Collected data:
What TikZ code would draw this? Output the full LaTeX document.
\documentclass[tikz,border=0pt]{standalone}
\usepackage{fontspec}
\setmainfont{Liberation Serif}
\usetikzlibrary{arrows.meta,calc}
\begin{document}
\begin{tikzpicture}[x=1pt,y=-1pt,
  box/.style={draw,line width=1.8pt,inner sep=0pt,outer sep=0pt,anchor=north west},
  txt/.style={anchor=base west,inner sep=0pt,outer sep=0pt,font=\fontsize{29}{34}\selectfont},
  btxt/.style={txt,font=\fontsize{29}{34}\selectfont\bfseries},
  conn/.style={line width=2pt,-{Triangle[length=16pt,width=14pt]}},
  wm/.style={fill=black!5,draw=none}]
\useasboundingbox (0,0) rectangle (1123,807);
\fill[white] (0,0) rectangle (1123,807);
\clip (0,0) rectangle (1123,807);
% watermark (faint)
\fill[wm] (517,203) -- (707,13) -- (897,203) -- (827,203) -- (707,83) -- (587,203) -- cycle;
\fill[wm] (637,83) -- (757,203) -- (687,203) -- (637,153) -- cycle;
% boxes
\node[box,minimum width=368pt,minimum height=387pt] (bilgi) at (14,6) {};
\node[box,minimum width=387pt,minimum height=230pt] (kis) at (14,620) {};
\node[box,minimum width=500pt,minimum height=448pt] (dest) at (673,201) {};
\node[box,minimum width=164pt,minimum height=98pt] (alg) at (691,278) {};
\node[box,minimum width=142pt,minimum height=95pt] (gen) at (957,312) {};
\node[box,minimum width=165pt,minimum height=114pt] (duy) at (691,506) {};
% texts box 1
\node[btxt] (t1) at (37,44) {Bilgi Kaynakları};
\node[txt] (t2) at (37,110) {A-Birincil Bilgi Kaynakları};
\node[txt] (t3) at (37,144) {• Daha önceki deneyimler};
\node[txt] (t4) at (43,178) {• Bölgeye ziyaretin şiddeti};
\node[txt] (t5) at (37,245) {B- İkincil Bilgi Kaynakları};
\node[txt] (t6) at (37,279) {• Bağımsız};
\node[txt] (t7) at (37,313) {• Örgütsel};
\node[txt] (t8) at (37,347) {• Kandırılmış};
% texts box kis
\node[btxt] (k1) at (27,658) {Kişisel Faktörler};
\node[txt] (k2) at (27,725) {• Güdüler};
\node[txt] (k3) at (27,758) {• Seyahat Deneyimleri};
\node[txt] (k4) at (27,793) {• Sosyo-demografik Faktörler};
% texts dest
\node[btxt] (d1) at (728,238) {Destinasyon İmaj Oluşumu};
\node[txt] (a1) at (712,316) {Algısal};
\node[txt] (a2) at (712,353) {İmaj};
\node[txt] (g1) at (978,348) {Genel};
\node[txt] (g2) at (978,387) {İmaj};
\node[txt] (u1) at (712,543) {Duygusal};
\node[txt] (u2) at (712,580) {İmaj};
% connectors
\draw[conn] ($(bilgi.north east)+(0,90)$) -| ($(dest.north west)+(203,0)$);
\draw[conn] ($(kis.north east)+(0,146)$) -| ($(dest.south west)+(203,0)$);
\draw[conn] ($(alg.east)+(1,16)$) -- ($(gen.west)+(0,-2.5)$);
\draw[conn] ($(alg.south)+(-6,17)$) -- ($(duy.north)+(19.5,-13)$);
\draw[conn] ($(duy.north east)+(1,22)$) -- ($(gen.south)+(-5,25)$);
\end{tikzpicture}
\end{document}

Direction: Count the lines above that contain the word "draw". Give only the number.

Written answer: 8